• [Raw data]
◇ ◇ ◇

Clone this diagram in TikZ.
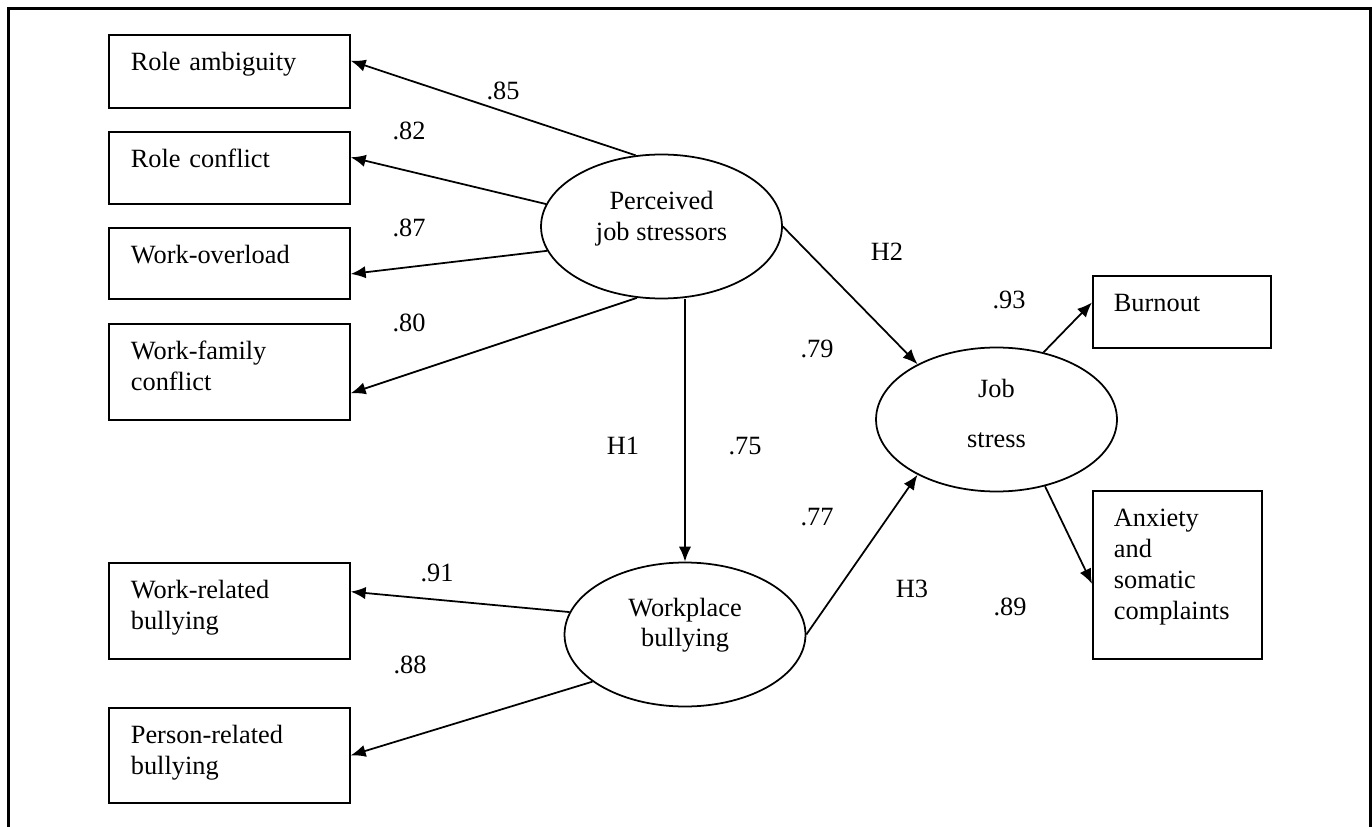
\documentclass[tikz,border=0pt]{standalone}
\usepackage{fontspec}
\setmainfont{Liberation Serif}
\usetikzlibrary{shapes.geometric,arrows.meta}

\begin{document}
\begin{tikzpicture}[x=0.02cm,y=-0.02cm,line width=1pt,font=\fontsize{15pt}{17.6pt}\selectfont]
      \tikzset{>={Latex[length=8.5pt,width=7pt]}}
      \tikzset{
        obs/.style={draw, anchor=north west, inner xsep=0.44cm, inner ysep=0pt,
          text width=3.94cm, align=left, text height=0.72cm, text depth=0.74cm},
        latent/.style={ellipse, draw, minimum width=4.82cm, minimum height=2.88cm,
          inner sep=0pt, align=center, text depth=0pt},
        coef/.style={inner sep=0pt}
      }
      \useasboundingbox (0,0) rectangle (1372,827);
      \draw[line width=1.6pt] (8.8,840) -- (8.8,8.2) -- (1370.5,8.2) -- (1370.5,840);

      \node[latent,text height=15.4pt](PJS) at (661.5,226.5) {Perceived\\job stressors};
      \node[latent,text height=32.4pt](JS) at (996.5,419.5) {Job\\[11pt]stress};
      \node[latent,text height=14.2pt](WB) at (685,634.5) {Workplace\\bullying};

      \node[obs](RA) at (108,34) {Role ambiguity};
      \node[obs,text depth=0.72cm](RC) at (108,131) {Role conflict};
      \node[obs,text depth=0.70cm](WO) at (108,227) {Work-overload};
      \node[obs,text depth=1.2cm](WF) at (108,323) {Work-family\\conflict};
      \node[obs,text depth=1.2cm](WR) at (108,562) {Work-related\\bullying};
      \node[obs,text depth=1.18cm](PR) at (108,707) {Person-related\\bullying};
      \node[obs,inner xsep=0.42cm,text width=2.72cm,text depth=0.72cm](BO) at (1092,275) {Burnout};
      \node[obs,inner xsep=0.42cm,text width=2.54cm,text depth=2.64cm](AS) at (1092,490) {Anxiety\\and\\somatic\\complaints};

      \draw [->] (PJS.110) -- (RA.5);
      \draw [->] (PJS.169) -- (RC.5);
      \draw [->] (PJS.192) -- (WO.355);
      \draw [->] (PJS.251) -- (WF.350);
      \draw [->] (WB.north |- PJS.south) -- (WB.north);
      \draw [->] (PJS.east) -- (JS.145);
      \draw [->] (WB.east) -- (JS.215);
      \draw [->] (JS.55) -- (BO.174);
      \draw [->] (JS.306) -- (AS.186);
      \draw [->] (WB.169) -- (WR.9);
      \draw [->] (WB.207) -- (PR.east);

      \node[coef](l85) at (503,91) {.85};
      \node[coef](l82) at (409,131) {.82};
      \node[coef](l87) at (409,228) {.87};
      \node[coef](l80) at (409,323) {.80};
      \node[coef](h2) at (887,252) {H2};
      \node[coef](l93) at (1009,300) {.93};
      \node[coef](l79) at (817,349) {.79};
      \node[coef](h1) at (623,446) {H1};
      \node[coef](l75) at (745,446) {.75};
      \node[coef](l77) at (817,517) {.77};
      \node[coef](l91) at (437,573) {.91};
      \node[coef](h3) at (912,589) {H3};
      \node[coef](l89) at (1010,607) {.89};
      \node[coef](l88) at (410,665) {.88};
    \end{tikzpicture}
\end{document}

◇ ◇ ◇

• [Given instruction] Retype everything in the material word for word, minus pictures.

• [Task response]
Clone this diagram in TikZ.
\documentclass[tikz,border=0pt]{standalone}
\usepackage{fontspec}
\setmainfont{Liberation Serif}
\usetikzlibrary{shapes.geometric,arrows.meta}

\begin{document}
\begin{tikzpicture}[x=0.02cm,y=-0.02cm,line width=1pt,font=\fontsize{15pt}{17.6pt}\selectfont]
      \tikzset{>={Latex[length=8.5pt,width=7pt]}}
      \tikzset{
        obs/.style={draw, anchor=north west, inner xsep=0.44cm, inner ysep=0pt,
          text width=3.94cm, align=left, text height=0.72cm, text depth=0.74cm},
        latent/.style={ellipse, draw, minimum width=4.82cm, minimum height=2.88cm,
          inner sep=0pt, align=center, text depth=0pt},
        coef/.style={inner sep=0pt}
      }
      \useasboundingbox (0,0) rectangle (1372,827);
      \draw[line width=1.6pt] (8.8,840) -- (8.8,8.2) -- (1370.5,8.2) -- (1370.5,840);

      \node[latent,text height=15.4pt](PJS) at (661.5,226.5) {Perceived\\job stressors};
      \node[latent,text height=32.4pt](JS) at (996.5,419.5) {Job\\[11pt]stress};
      \node[latent,text height=14.2pt](WB) at (685,634.5) {Workplace\\bullying};

      \node[obs](RA) at (108,34) {Role ambiguity};
      \node[obs,text depth=0.72cm](RC) at (108,131) {Role conflict};
      \node[obs,text depth=0.70cm](WO) at (108,227) {Work-overload};
      \node[obs,text depth=1.2cm](WF) at (108,323) {Work-family\\conflict};
      \node[obs,text depth=1.2cm](WR) at (108,562) {Work-related\\bullying};
      \node[obs,text depth=1.18cm](PR) at (108,707) {Person-related\\bullying};
      \node[obs,inner xsep=0.42cm,text width=2.72cm,text depth=0.72cm](BO) at (1092,275) {Burnout};
      \node[obs,inner xsep=0.42cm,text width=2.54cm,text depth=2.64cm](AS) at (1092,490) {Anxiety\\and\\somatic\\complaints};

      \draw [->] (PJS.110) -- (RA.5);
      \draw [->] (PJS.169) -- (RC.5);
      \draw [->] (PJS.192) -- (WO.355);
      \draw [->] (PJS.251) -- (WF.350);
      \draw [->] (WB.north |- PJS.south) -- (WB.north);
      \draw [->] (PJS.east) -- (JS.145);
      \draw [->] (WB.east) -- (JS.215);
      \draw [->] (JS.55) -- (BO.174);
      \draw [->] (JS.306) -- (AS.186);
      \draw [->] (WB.169) -- (WR.9);
      \draw [->] (WB.207) -- (PR.east);

      \node[coef](l85) at (503,91) {.85};
      \node[coef](l82) at (409,131) {.82};
      \node[coef](l87) at (409,228) {.87};
      \node[coef](l80) at (409,323) {.80};
      \node[coef](h2) at (887,252) {H2};
      \node[coef](l93) at (1009,300) {.93};
      \node[coef](l79) at (817,349) {.79};
      \node[coef](h1) at (623,446) {H1};
      \node[coef](l75) at (745,446) {.75};
      \node[coef](l77) at (817,517) {.77};
      \node[coef](l91) at (437,573) {.91};
      \node[coef](h3) at (912,589) {H3};
      \node[coef](l89) at (1010,607) {.89};
      \node[coef](l88) at (410,665) {.88};
    \end{tikzpicture}
\end{document}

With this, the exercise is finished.